Aria Technology loses Court of Appeal bid over £750k VAT dispute

Firm must pay HMRC's legal costs, rules judge

The Court of Appeal has thrown out Aria Technology's efforts to squeeze out of a £300k tax bill after HMRC found £750k of the firm's input tax was not creditable*. Top judges have ordered the company to pay the UK tax collector's legal bills in the case.

The ruling marks the third consecutive loss in court for the company over its efforts to avoid paying its full VAT bill.

At the Royal Courts of Justice last week, Lord Justice Singh dismissed ATL’s appeal against HMRC’s 2008 assessment of ATL’s tax bill for the period 07/06.

The senior Court of Appeal judge, handing down a judgment composed by himself along with Lord Justices McCombe and Leggatt, said: “The appellant is to pay the respondents’ costs of and incidental to the hearing. Such costs to be assessed if not agreed within 42 days. Permission to appeal to the Supreme Court is refused.”

It is unclear whether ATL will apply for permission to appeal directly to the Supreme Court.

ATL was allowed to appeal against an earlier judicial ruling that it took part in a VAT carousel fraud on just one legal ground: that two 2008 letters from HMRC official Timothy Bailey setting out the tax bill as well as ATL’s options to appeal against it did not, legally, count as a formal “assessment” of tax due. The first letter dated 6 October 2008 said, in part:

The Commissioners are satisfied that the transactions set out in the attached appendix form part of an overall scheme to defraud the revenue. The Commissioners are also satisfied that there are features of those transactions, and conduct on the part of [ATL], which demonstrate that you knew or should have known that this was the case.

If the letter did not count as a formal “assessment” of tax due, ATL’s barrister Michael Firth argued, everything HMRC did after that point was wrong. What it had done through Bailey’s letter, in Lord Justice Singh’s summary of Firth’s courtroom arguments, was “not accept the VAT return as filed by [ATL] as being correct”. This was different, the barrister said, from an assessment of tax due.

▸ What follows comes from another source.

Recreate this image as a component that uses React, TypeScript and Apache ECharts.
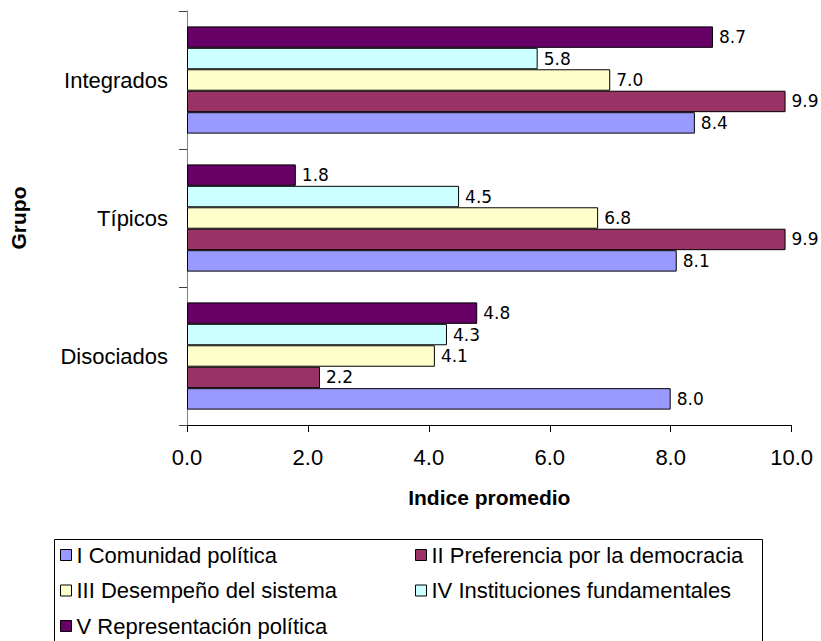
import React, { useEffect, useRef } from "react";
import * as echarts from "echarts";

const categories = ["Disociados", "Típicos", "Integrados"];
const seriesNames = [
  "I Comunidad política",
  "II Preferencia por la democracia",
  "III Desempeño del sistema",
  "IV Instituciones fundamentales",
  "V Representación política",
];
const serieI = [8.0, 8.1, 8.4];
const serieII = [2.2, 9.9, 9.9];
const serieIII = [4.1, 6.8, 7.0];
const serieIV = [4.3, 4.5, 5.8];
const serieV = [4.8, 1.8, 8.7];
const seriesValues = [serieI, serieII, serieIII, serieIV, serieV];
const colors = ["#9999FF", "#993366", "#FFFFCC", "#CCFFFF", "#660066"];
const xTicks = { min: 0, max: 10, interval: 2 };

const FONT = "Liberation Sans, Arial, sans-serif";

export default function App() {
  const ref = useRef<HTMLDivElement>(null);
  useEffect(() => {
    if (!ref.current) return;
    const chart = echarts.init(ref.current, null, { renderer: "svg" });
    const series = seriesValues
      .map((vals, i) => ({
        name: seriesNames[i],
        type: "bar",
        data: vals,
        barGap: "0%",
        barCategoryGap: "22.3%",
        itemStyle: { color: colors[i], borderColor: "#000", borderWidth: 1 },
        label: {
          show: true,
          position: "right",
          distance: 6,
          fontFamily: "DejaVu Sans, Verdana, sans-serif",
          fontSize: 17,
          color: "#000",
          formatter: (p: any) => Number(p.value).toFixed(1),
        },
      }))
      .reverse();
    const legendCommon = {
      orient: "vertical",
      icon: "rect",
      itemWidth: 11,
      itemHeight: 11,
      itemGap: 13.5,
      top: 544,
      height: 120,
      padding: 0,
      itemStyle: { borderColor: "#000", borderWidth: 1 },
      textStyle: { fontFamily: FONT, fontSize: 22, lineHeight: 22, color: "#000" },
      selectedMode: false,
    };
    chart.setOption({
      animation: false,
      backgroundColor: "#fff",
      grid: { left: 176, right: 29.4, top: 11, bottom: 216, containLabel: false },
      legend: [
        { ...legendCommon, left: 60, data: [seriesNames[0], seriesNames[2], seriesNames[4]] },
        { ...legendCommon, left: 415, data: [seriesNames[1], seriesNames[3]] },
      ],
      xAxis: {
        type: "value",
        min: xTicks.min,
        max: xTicks.max,
        interval: xTicks.interval,
        name: "Indice promedio",
        nameLocation: "middle",
        nameGap: 62,
        nameTextStyle: { fontFamily: FONT, fontSize: 21, fontWeight: "bold", color: "#000" },
        axisLine: { show: true, lineStyle: { color: "#000", width: 1 } },
        axisTick: { show: true, length: 7, lineStyle: { color: "#000" } },
        axisLabel: {
          fontFamily: FONT,
          fontSize: 22,
          color: "#000",
          margin: 21,
          formatter: (v: number) => v.toFixed(1),
        },
        splitLine: { show: false },
      },
      yAxis: {
        type: "category",
        data: categories,
        name: "Grupo",
        nameLocation: "middle",
        nameGap: 158,
        nameRotate: 90,
        nameTextStyle: { fontFamily: FONT, fontSize: 21, fontWeight: "bold", color: "#000" },
        axisLine: { show: true, lineStyle: { color: "#808080", width: 1 } },
        axisTick: { show: true, length: 8, lineStyle: { color: "#404040" } },
        axisLabel: { fontFamily: FONT, fontSize: 22, color: "#000", margin: 19 },
        splitLine: { show: false },
      },
      graphic: [
        {
          type: "rect",
          left: 52,
          top: 537,
          shape: { width: 708, height: 110 },
          style: { fill: "none", stroke: "#000", lineWidth: 1 },
          silent: true,
        },
      ],
      series,
    });
    return () => chart.dispose();
  }, []);
  return (
    <div
      ref={ref}
      style={{ position: "fixed", left: 0, top: 0, width: 821, height: 641, background: "#fff" }}
    />
  );
}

Lord Justice Singh dismissed this, ruling: “A notification of an assessment can be contained simply in a letter,” also dismissing the suggestion that Bailey's previous admission to the First-Tier Tribunal at a much earlier stage in this case, namely that he didn’t think he had made a formal assessment of ATL's VAT bill, was determinative.

Previously ATL had appealed against HMRC's findings to the FTT and then the Upper Tribunal before going to the Court of Appeal. All three courts and tribunals rejected the company's appeals.

ATL used to be the corporate entity behind the PC component reseller website, now operated by Velo Systems Ltd, another of sole ATL director and shareholder Aria Taheri's companies. Taheri has always denied that his company took part in fraud. He also denies the FTT's finding that he personally knew or ought to have known of the fraud.

ATL's latest filed accounts, readable on Companies House, show that it had just one employee in the year to 31 January 2019 and one employee in the previous year. ®

What is MTIC fraud?

VAT carousel fraud, formally known as MTIC fraud, is a complex scam that relies on goods being sold across EU countries’ borders. Goods legally imported free of VAT are then resold in a long chain, often entirely paper-based, of small companies before being exported again. Each sale in the chain incurs VAT which is charged by each company in the chain to the next one along. At the point of export the last link in the chain, or carousel, can reclaim the VAT from the government; VAT is payable only on domestic sales.

The scam works by one of the middle links in the chain not paying the collected VAT to the government. The last business in the chain then reclaims the (unpaid) VAT from the government, with both dodgy links then disappearing without trace. To help disguise the scam from anti-fraud investigators, criminals sometimes use legitimate businesses as part of their chains, duping greedy salesmen by making purchase and onward sale offers that usually involve banking a reasonable margin in return for little commercial effort.

A fuller explanation and analysis of VAT carousel fraud can be read read here on The Register.

* Input tax is paid at the point when a business buys a product that attracts VAT, for example. You can then claim it back from the taxman when you make a sale. The court said Aria Technology Ltd had claimed a repayment of £445,156.98 "on the basis that all of its input tax was creditable". HMRC then decided that £758,770.69 of "the Appellant's input tax was not creditable" - meaning "HMRC was owed £313,613.71".